Easter Sunday of the Lord’s Resurrection     

            I received an email from a priest-friend who took an unofficial leave from the priestly ministry after years of gradually losing zeal and appreciation for his vocation – in fact, he almost left the priestly life. He started losing the desire to continue serving as a priest when tragedies – one after another – struck him. His mother died after a long, painful battle with cancer. Less than a year after that, his father and sister were killed in a car accident. Then he himself got seriously ill. Long series of unfortunate events really shook his faith in God. And naturally it affected his priestly ministry. He left for the States to work not as a priest, but as an ordinary employee.

            Actually, I was not anymore expecting that he would still return. But I was so happy to know that he is coming back to the ministry. He is back, according to him, with stronger faith in God, a deeper appreciation of the beauty of life, a renewed zeal for the priestly ministry. This priest, this friend of mine, died and rose again. He picked up the broken pieces of his life, and fitted them back together again. And because of this he understood the practical meaning of Easter – for he himself experienced a “personal resurrection.”

            How about us? How do we understand the practical meaning of Easter? Let me say what could be the practical meaning of Easter in our lives (I have been saying this for the past 25 Easters): Each time we love again after having our love rejected, we share in the power of the resurrection. Each time we trust again after having our trust betrayed, we share in the power of the resurrection. Each time we hope again after having our hope shattered, we share in the power of the resurrection. Each time we pick up the pieces, wipe our tears, face the sun, and start again, we share in the power of the resurrection.
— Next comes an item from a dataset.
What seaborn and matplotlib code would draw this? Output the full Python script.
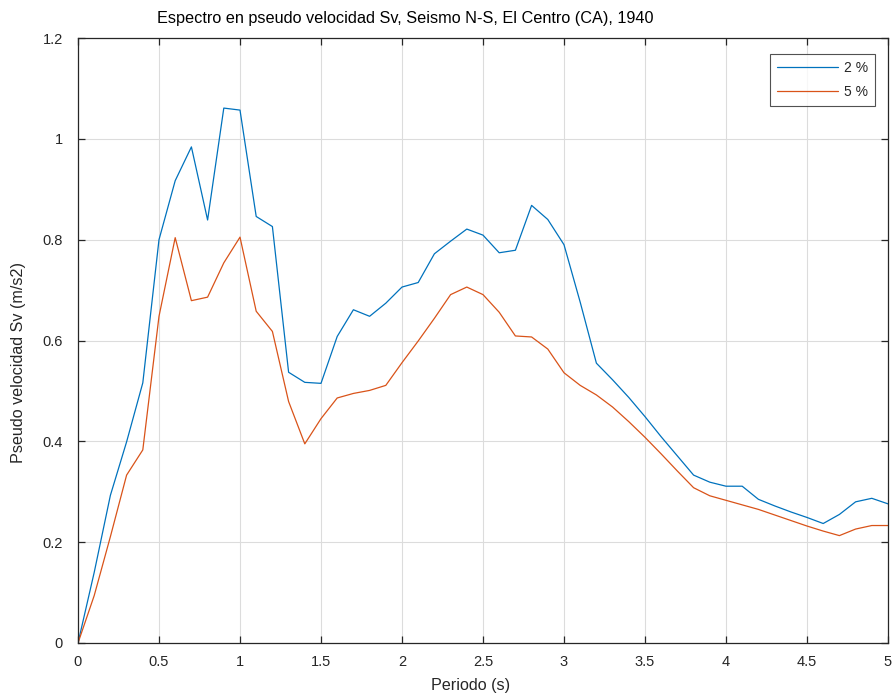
import numpy as np
import pandas as pd
import matplotlib
matplotlib.use("Agg")
import matplotlib.pyplot as plt
import seaborn as sns

periodo = [round(0.1 * i, 1) for i in range(51)]
sv_2 = [0.0, 0.14, 0.293, 0.399, 0.516, 0.800, 0.917, 0.984, 0.839, 1.061,
        1.057, 0.846, 0.826, 0.537, 0.517, 0.515, 0.608, 0.661, 0.648, 0.674,
        0.706, 0.715, 0.772, 0.797, 0.821, 0.809, 0.774, 0.779, 0.868, 0.840,
        0.790, 0.676, 0.555, 0.522, 0.487, 0.449, 0.409, 0.371, 0.333, 0.319,
        0.311, 0.311, 0.285, 0.272, 0.260, 0.249, 0.237, 0.255, 0.280, 0.287,
        0.276]
sv_5 = [0.0, 0.094, 0.211, 0.333, 0.383, 0.648, 0.804, 0.679, 0.686, 0.754,
        0.805, 0.658, 0.618, 0.479, 0.395, 0.445, 0.486, 0.495, 0.501, 0.511,
        0.556, 0.599, 0.644, 0.691, 0.706, 0.691, 0.656, 0.609, 0.607, 0.583,
        0.536, 0.511, 0.492, 0.468, 0.439, 0.408, 0.375, 0.341, 0.308, 0.292,
        0.283, 0.274, 0.265, 0.254, 0.243, 0.232, 0.222, 0.213, 0.226, 0.233,
        0.233]
series_labels = ["2 %", "5 %"]
x_ticks = [0, 0.5, 1, 1.5, 2, 2.5, 3, 3.5, 4, 4.5, 5]
y_ticks = [0, 0.2, 0.4, 0.6, 0.8, 1.0, 1.2]
x_ticklabels = ["0", "0.5", "1", "1.5", "2", "2.5", "3", "3.5", "4", "4.5", "5"]
y_ticklabels = ["0", "0.2", "0.4", "0.6", "0.8", "1", "1.2"]

df = pd.DataFrame({
    "Periodo": periodo * 2,
    "Sv": sv_2 + sv_5,
    "Amortiguamiento": [series_labels[0]] * len(periodo) + [series_labels[1]] * len(periodo),
})

sns.set_theme(style="white")
plt.rcParams['font.family'] = ['Liberation Sans', 'DejaVu Sans']

fig = plt.figure(figsize=(8.92, 6.95), dpi=100)
ax = fig.add_axes([78 / 892, 52 / 695, 810 / 892, 605 / 695])

axis_col = "#262626"
sns.lineplot(data=df, x="Periodo", y="Sv", hue="Amortiguamiento",
             palette=["#0072BD", "#D95319"], linewidth=0.9, ax=ax, legend=True)

ax.set_xlim(0, 5)
ax.set_ylim(0, 1.2)
ax.set_xticks(x_ticks)
ax.set_xticklabels(x_ticklabels)
ax.set_yticks(y_ticks)
ax.set_yticklabels(y_ticklabels)
ax.grid(True, color="#dcdcdc", linewidth=0.8)
ax.set_axisbelow(True)
for s in ax.spines.values():
    s.set_visible(True)
    s.set_color(axis_col)
    s.set_linewidth(0.9)
ax.tick_params(axis="both", direction="in", length=5, width=0.9, color=axis_col,
               labelsize=10.5, labelcolor=axis_col, top=True, right=True,
               bottom=True, left=True)
ax.tick_params(axis="x", pad=9)
ax.tick_params(axis="y", pad=11)

ax.set_xlabel("Periodo (s)", fontsize=11.6, color=axis_col, labelpad=5)
ax.xaxis.set_label_coords(0.485, -0.058)
ax.set_ylabel("Pseudo velocidad Sv (m/s2)", fontsize=11.6, color=axis_col)
ax.yaxis.set_label_coords(-0.064, 0.464)
ax.set_title("Espectro en pseudo velocidad Sv, Seismo N-S, El Centro (CA), 1940",
             fontsize=11.7, color="black", x=0.404, y=1.0, pad=11)

handles, labels = ax.get_legend_handles_labels()
leg = ax.legend(handles, labels, loc="upper right", bbox_to_anchor=(0.984, 0.974),
                frameon=True, fancybox=False, edgecolor=axis_col, fontsize=10,
                handlelength=4.4, handletextpad=0.4, borderpad=0.5, labelspacing=0.75,
                borderaxespad=0)
leg.get_frame().set_linewidth(0.8)

fig.savefig("out.png", dpi=100, facecolor="white")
Wherever and whenever there is this power that cannot be frustrated, we have the resurrection event happening again.

            Today’s gospel reading tells us that Mary of Magdala came to the tomb where Jesus was buried and she saw the stone removed from the tomb. This small detail says a lot about Easter. Easter is all about removing the stone from the tomb. It is about rolling back the stone of the tomb and opening the door of our life to Christ.
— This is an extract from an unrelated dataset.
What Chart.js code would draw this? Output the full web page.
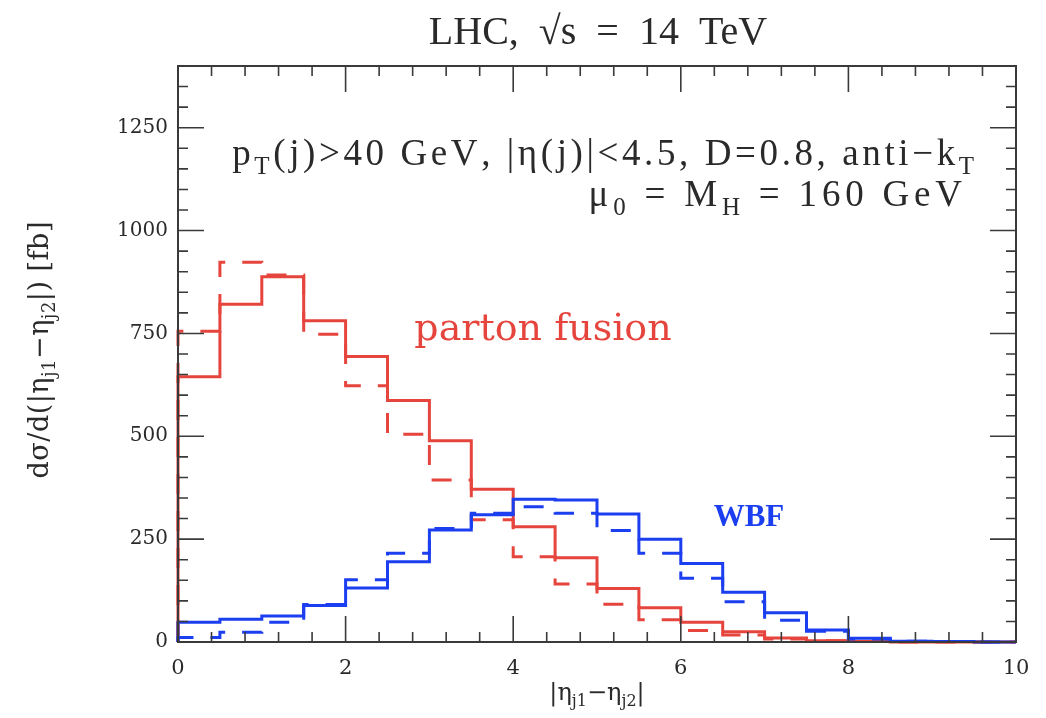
<!DOCTYPE html>
<html>
<head>
<meta charset="utf-8">
<script src="https://cdn.jsdelivr.net/npm/chart.js@4/dist/chart.umd.min.js"></script>
<style>
  html, body { margin: 0; padding: 0; background: #ffffff; }
  #wrap { width: 1046px; height: 718px; }
</style>
</head>
<body>
<div id="wrap"><canvas id="c" width="1046" height="718"></canvas></div>
<script>
// ---- data (bin edges and bin contents, fb per unit) ----
const binEdges = [0, 0.5, 1, 1.5, 2, 2.5, 3, 3.5, 4, 4.5, 5, 5.5, 6, 6.5, 7, 7.5, 8, 8.5, 9, 9.5, 10];
const partonFusionSolid  = [645, 821, 888, 781, 694, 587, 489, 371, 280, 205, 130, 83, 48, 25, 10, 3, 1, 0, 0, 0];
const partonFusionDashed = [755, 923, 892, 748, 623, 505, 394, 297, 207, 141, 92, 54, 28, 17, 7, 3, 1, 0, 0, 0];
const wbfSolid           = [48, 55, 63, 89, 131, 195, 272, 309, 347, 345, 311, 250, 191, 121, 71, 29, 9, 2, 1, 0];
const wbfDashed          = [11, 24, 48, 91, 151, 216, 276, 313, 329, 313, 271, 216, 155, 98, 53, 26, 7, 2, 1, 0];
const xTickLabels = [0, 2, 4, 6, 8, 10];
const yTickLabels = [0, 250, 500, 750, 1000, 1250];

const RED = '#e6453e';
const BLUE = '#1b3ff0';
const TXT = '#2a2a2a';

function stepPoints(vals) {
  // histogram outline (stepped 'before'): each point holds its value up to the next edge
  const pts = [{x: binEdges[0], y: 0}];
  for (let i = 0; i < vals.length; i++) pts.push({x: binEdges[i], y: vals[i]});
  pts.push({x: binEdges[binEdges.length - 1], y: vals[vals.length - 1]});
  return pts;
}

function fontStr(p, size, family) {
  return (p.sub ? Math.round(size * 0.68) : size) + 'px ' + family;
}
function partWidth(ctx, t, ls) {
  let w = 0;
  for (const ch of t) w += ctx.measureText(ch).width + ls;
  return w;
}
function richWidth(ctx, parts, size, family, ls) {
  let w = 0;
  for (const p of parts) { ctx.font = fontStr(p, size, family); w += partWidth(ctx, p.t, ls); }
  return w - ls;
}
function drawRich(ctx, parts, x, y, align, size, family, color, ls) {
  ls = ls || 0;
  const w = richWidth(ctx, parts, size, family, ls);
  let cx = align === 'center' ? x - w / 2 : (align === 'right' ? x - w : x);
  ctx.textAlign = 'left';
  ctx.textBaseline = 'alphabetic';
  ctx.fillStyle = color;
  for (const p of parts) {
    ctx.font = fontStr(p, size, family);
    for (const ch of p.t) {
      ctx.fillText(ch, cx, y + (p.sub ? size * 0.25 : 0));
      cx += ctx.measureText(ch).width + ls;
    }
  }
}

const framePlugin = {
  id: 'frame',
  afterDatasetsDraw(chart) {
    const ctx = chart.ctx;
    const a = chart.chartArea;
    const xs = chart.scales.x, ys = chart.scales.y;
    ctx.save();
    ctx.strokeStyle = '#3a3a3a';
    ctx.lineWidth = 2;
    ctx.strokeRect(a.left, a.top, a.right - a.left, a.bottom - a.top);
    ctx.lineWidth = 1.6;
    ctx.beginPath();
    for (let k = 0; k <= 25; k++) {
      const v = k * 0.4;
      const px = xs.getPixelForValue(v);
      const major = Math.abs(v / 2 - Math.round(v / 2)) < 1e-6;
      const L = major ? 26 : 10;
      ctx.moveTo(px, a.bottom); ctx.lineTo(px, a.bottom - L);
      ctx.moveTo(px, a.top); ctx.lineTo(px, a.top + L);
    }
    for (let k = 0; k <= 28; k++) {
      const v = k * 50;
      const py = ys.getPixelForValue(v);
      const major = v % 250 === 0;
      const L = major ? 26 : 10;
      ctx.moveTo(a.left, py); ctx.lineTo(a.left + L, py);
      ctx.moveTo(a.right, py); ctx.lineTo(a.right - L, py);
    }
    ctx.stroke();
    ctx.restore();
  },
  afterDraw(chart) {
    const ctx = chart.ctx;
    const a = chart.chartArea;
    ctx.save();
    const serif = '"Liberation Serif", "Times New Roman", serif';
    const dserif = '"DejaVu Serif", serif';
    // title
    ctx.font = '40px ' + serif;
    ctx.fillStyle = TXT;
    ctx.textAlign = 'center';
    ctx.textBaseline = 'alphabetic';
    ctx.fillText('LHC,  \u221As  =  14  TeV', 598, 44);
    // annotations
    drawRich(ctx, [
      {t: 'p'}, {t: 'T', sub: true}, {t: '(j)>40 GeV, |\u03B7(j)|<4.5, D=0.8, anti\u2212k'}, {t: 'T', sub: true}
    ], 974, 165, 'right', 37, serif, TXT, 3.6);
    drawRich(ctx, [
      {t: '\u03BC'}, {t: '0', sub: true}, {t: ' = M'}, {t: 'H', sub: true}, {t: ' = 160 GeV'}
    ], 962, 206, 'right', 37, serif, TXT, 4.8);
    // series labels
    ctx.font = '38px ' + dserif;
    ctx.fillStyle = RED;
    ctx.textAlign = 'center';
    ctx.fillText('parton fusion', 543, 340);
    ctx.font = 'bold 31px ' + serif;
    ctx.fillStyle = BLUE;
    ctx.fillText('WBF', 749, 526);
    // x axis title
    drawRich(ctx, [{t: '|\u03B7'}, {t: 'j1', sub: true}, {t: '\u2212\u03B7'}, {t: 'j2', sub: true}, {t: '|'}],
      (a.left + a.right) / 2, 700, 'center', 24, dserif, TXT, 0);
    // y axis title (rotated)
    ctx.translate(48, 350);
    ctx.rotate(-Math.PI / 2);
    drawRich(ctx, [{t: 'd\u03C3/d(|\u03B7'}, {t: 'j1', sub: true}, {t: '\u2212\u03B7'}, {t: 'j2', sub: true}, {t: '|) [fb]'}],
      0, 0, 'center', 27, dserif, TXT, 0.5);
    ctx.restore();
  }
};

const ds = (label, vals, color, dashed) => ({
  label,
  data: stepPoints(vals),
  borderColor: color,
  backgroundColor: color,
  borderWidth: 3,
  borderDash: dashed ? [20, 17] : [],
  stepped: 'before',
  pointRadius: 0,
  fill: false,
  clip: 6
});

new Chart(document.getElementById('c'), {
  type: 'line',
  data: {
    datasets: [
      ds('WBF NLO', wbfSolid, BLUE, false),
      ds('WBF LO', wbfDashed, BLUE, true),
      ds('parton fusion NLO', partonFusionSolid, RED, false),
      ds('parton fusion LO', partonFusionDashed, RED, true)
    ]
  },
  options: {
    responsive: false,
    devicePixelRatio: 1,
    animation: false,
    layout: { padding: { left: 0, top: 66, right: 30, bottom: 0 } },
    plugins: { legend: { display: false }, tooltip: { enabled: false }, title: { display: false } },
    scales: {
      x: {
        type: 'linear', min: 0, max: 10,
        grid: { display: false, drawTicks: false }, border: { display: false },
        afterBuildTicks: s => { s.ticks = xTickLabels.map(v => ({value: v})); },
        afterFit: s => { s.height = 76; },
        ticks: { padding: 14, color: TXT, font: { family: '"DejaVu Serif", serif', size: 21 }, maxRotation: 0,
                 callback: v => String(v) }
      },
      y: {
        type: 'linear', min: 0, max: 1400,
        grid: { display: false, drawTicks: false }, border: { display: false },
        afterBuildTicks: s => { s.ticks = yTickLabels.map(v => ({value: v})); },
        afterFit: s => { s.width = 178; },
        ticks: { padding: 10, color: TXT, font: { family: '"DejaVu Serif", serif', size: 20 },
                 callback: v => String(v) }
      }
    }
  },
  plugins: [framePlugin]
});
</script>
</body>
</html>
            If we are to experience “resurrection life” daily, we must remove “the stone” that keeps us inside the tomb. It may be the stone of selfishness and self-centeredness. It may be the stone of our selfish ambition, self-seeking ways, hidden agenda, or vested interest. You have made your life merely as your personal project – without even considering God’s design. It may be the stone of too much regret and guilt about the past, and too much worry and anxiety about the future. You are stuck in the past and fixated in the future, so much so that you miss living in the present. It may be the stone of pessimism in your thinking or defeatism in your mentality and attitude. You fail to see and appreciate the blessings you receive and the good things that happen in your life precisely because you are focused on the negatives. It may be the stone of false security that is rooted in the accumulation of material things. You live in the constant fear of not having enough, therefore, you work to death to have more of more. It may be the stone of wounded memory due to an experience of rejection or betrayal. You are afraid to trust and love again; you do not dare to enter into a new relationship because you are afraid to get hurt again just like in the past.

            Let us get rid of the things that prevent us from experiencing the unleashing of the power of Christ’s Resurrection. Let us allow Christ’s Resurrection to empower us to overcome selfishness and learn his selfless ways, to move on from the painful past and have a fresh start, to go beyond the worries and anxieties of our daily life and learn to trust more in the divine providence. Let us allow Christ’s Resurrection to work in our lives, that we may be filled with new life: a new way of seeing things, a new way of relating with others, and a new way of performing our tasks.

            Si Kristo ay muling nabuhay! Nais niya na tayo rin ay muling mabuhay. Hayaan natin ang Panginoong muling nabuhay na buhayin din tayo. Let us today imagine a God, like the God in Zephaniah 3:17, who rejoices over us with glad songs and dances with shouts of joy for us. Let us joyfully respond to this by singing: Join in the dance of the earth’s jubilation This is the feast of the love of God. Shout from the heights to the ends of creation, “Jesus the Savior is risen from the grave!”